009 RE:CYBORG(2012年製作の映画)
2.0
なんだか『サイボーグ009』っぽさを目指そうとする努力は認めるけど、全体的に漂うのは「コレジャナイ」感。
すごく頑張った二次創作。
映像表現は凄い。
それは認めざるをえないが、そこに力が入りすぎて他が疎かになっている。

一見難解なストーリーそのものを否定する気はない。
しかしリブート一発目でやるのはどうだろう?
シリーズ化だって想定していた筈だ。
まず商業的に成功させてからというプロセスは大事だと思う。
しかも今回のような物語を描くのに、尺が足りていない。
ただギュウギュウに詰め込んだだけでなく、「そのシーンって必要ですか?」と問いたくなるような無駄と思えるシーンも多かった。

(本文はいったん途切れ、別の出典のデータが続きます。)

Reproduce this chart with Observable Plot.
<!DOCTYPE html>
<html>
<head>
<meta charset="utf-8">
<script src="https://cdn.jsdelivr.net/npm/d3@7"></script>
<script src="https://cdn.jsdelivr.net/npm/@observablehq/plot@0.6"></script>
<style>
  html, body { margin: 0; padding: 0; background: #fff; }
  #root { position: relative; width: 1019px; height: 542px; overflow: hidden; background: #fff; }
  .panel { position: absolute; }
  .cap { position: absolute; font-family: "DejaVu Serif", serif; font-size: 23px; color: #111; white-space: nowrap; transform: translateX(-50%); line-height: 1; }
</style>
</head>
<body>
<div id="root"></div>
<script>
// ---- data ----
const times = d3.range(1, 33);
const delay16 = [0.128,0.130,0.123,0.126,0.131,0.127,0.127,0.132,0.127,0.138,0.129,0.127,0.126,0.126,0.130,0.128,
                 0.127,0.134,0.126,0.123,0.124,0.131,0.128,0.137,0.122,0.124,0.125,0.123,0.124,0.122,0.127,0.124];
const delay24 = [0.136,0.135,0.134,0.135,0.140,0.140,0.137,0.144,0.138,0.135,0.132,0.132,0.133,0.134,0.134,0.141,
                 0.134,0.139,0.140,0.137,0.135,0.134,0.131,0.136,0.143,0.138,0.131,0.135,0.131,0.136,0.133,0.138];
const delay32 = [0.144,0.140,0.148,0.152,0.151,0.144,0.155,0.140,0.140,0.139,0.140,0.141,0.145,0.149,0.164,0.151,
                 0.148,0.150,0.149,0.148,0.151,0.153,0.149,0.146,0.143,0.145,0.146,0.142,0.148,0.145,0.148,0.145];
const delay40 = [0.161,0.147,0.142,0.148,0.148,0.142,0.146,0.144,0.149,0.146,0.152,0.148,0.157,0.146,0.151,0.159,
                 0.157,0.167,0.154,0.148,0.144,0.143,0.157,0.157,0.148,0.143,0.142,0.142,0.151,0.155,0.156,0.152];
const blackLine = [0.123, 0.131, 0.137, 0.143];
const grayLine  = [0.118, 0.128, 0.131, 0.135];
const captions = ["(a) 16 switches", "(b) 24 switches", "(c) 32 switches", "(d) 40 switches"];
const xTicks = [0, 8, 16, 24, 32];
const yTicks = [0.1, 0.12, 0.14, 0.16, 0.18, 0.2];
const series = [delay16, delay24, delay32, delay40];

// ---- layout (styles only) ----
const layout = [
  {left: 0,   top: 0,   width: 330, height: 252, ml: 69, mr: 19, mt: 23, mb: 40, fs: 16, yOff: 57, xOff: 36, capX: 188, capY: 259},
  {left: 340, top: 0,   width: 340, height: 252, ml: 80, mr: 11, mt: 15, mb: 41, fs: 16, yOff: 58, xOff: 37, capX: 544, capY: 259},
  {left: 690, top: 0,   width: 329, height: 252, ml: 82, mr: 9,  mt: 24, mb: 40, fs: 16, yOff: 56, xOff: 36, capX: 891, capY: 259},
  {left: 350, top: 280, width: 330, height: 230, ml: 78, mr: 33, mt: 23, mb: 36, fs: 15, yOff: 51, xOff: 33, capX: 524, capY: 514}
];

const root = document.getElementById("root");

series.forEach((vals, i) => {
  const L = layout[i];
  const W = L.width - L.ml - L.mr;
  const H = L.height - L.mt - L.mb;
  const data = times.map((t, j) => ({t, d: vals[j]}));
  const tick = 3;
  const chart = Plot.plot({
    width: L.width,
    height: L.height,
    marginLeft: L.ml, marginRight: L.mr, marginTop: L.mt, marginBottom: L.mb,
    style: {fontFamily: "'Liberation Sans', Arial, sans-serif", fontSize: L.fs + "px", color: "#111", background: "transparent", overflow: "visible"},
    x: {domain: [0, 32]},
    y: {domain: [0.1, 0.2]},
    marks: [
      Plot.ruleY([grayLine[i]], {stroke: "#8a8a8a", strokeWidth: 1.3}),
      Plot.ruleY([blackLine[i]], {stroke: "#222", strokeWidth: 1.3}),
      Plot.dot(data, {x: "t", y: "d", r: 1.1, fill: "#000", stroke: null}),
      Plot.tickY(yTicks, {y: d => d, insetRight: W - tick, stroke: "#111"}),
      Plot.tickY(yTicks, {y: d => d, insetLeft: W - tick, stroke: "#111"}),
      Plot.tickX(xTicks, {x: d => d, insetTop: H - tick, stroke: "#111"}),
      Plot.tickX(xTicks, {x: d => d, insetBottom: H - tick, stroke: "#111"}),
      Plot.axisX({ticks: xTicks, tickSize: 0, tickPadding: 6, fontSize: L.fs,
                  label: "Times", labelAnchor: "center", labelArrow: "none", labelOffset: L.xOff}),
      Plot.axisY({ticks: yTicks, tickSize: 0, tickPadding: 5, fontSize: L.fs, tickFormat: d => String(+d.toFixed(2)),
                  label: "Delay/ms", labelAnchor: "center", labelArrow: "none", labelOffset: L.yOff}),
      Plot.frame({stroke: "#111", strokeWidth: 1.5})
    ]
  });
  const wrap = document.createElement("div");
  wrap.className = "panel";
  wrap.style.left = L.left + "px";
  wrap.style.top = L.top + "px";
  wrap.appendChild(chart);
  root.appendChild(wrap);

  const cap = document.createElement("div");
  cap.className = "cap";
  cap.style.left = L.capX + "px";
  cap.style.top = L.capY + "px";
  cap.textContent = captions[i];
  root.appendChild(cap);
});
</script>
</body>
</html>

そこに追い討ちをかけるのがブリテンとピュンマの扱いの酷さ。
主要キャラが多過ぎて、持て余した?
ゼロゼロナンバーサイボーグはそれぞれ特化した超人的な能力の持ち主ではあるが、それは無改造の人間と比べた時だ。
彼らの本当の強さは弱点を補いあい、協力プレイで立ち向かうチームワークこそが最大の武器だ。
一人一人は微々たる力だが、それぞれに力を合わせて強大な敵に立ち向かう。
もちろん原作でも一部のメンバーだけしか
登場しないエピソードはあるが、今回のようなリブート作品において全員を集結させない、一部のキャラを活躍させないどころかほとんど登場させないというのは如何なものか?

それこそ尺が足りないからと言われればそれまでだが、9人それぞれに見せ場を用意してやってよ。
映画だよ、長いテレビシリーズの1エピソードじゃないんだ。
全員に見せ場を用意するような脚本を書いてくださいよ。
まず、そこを大前提にしてほしかった。

そして人間ではなくなってしまった、サイボーグとしての悲哀を描いてくださいよ。
原作やこれまでのアニメでは、そこをかなり大事に描いていた。
今作ではそれがあまりに希薄。

そうなると、そもそもこれは『サイボーグ009』なのか?という疑問にぶち当たる。
『サイボーグ009』という素材を利用した、別料理になっているのでは?

原作やこれまでのアニメに忠実であれというわけではない。
しかし残してほしいもの、残さなきゃいけないものもある。
この映画にはその残してほしかった部分が欠けている気がする。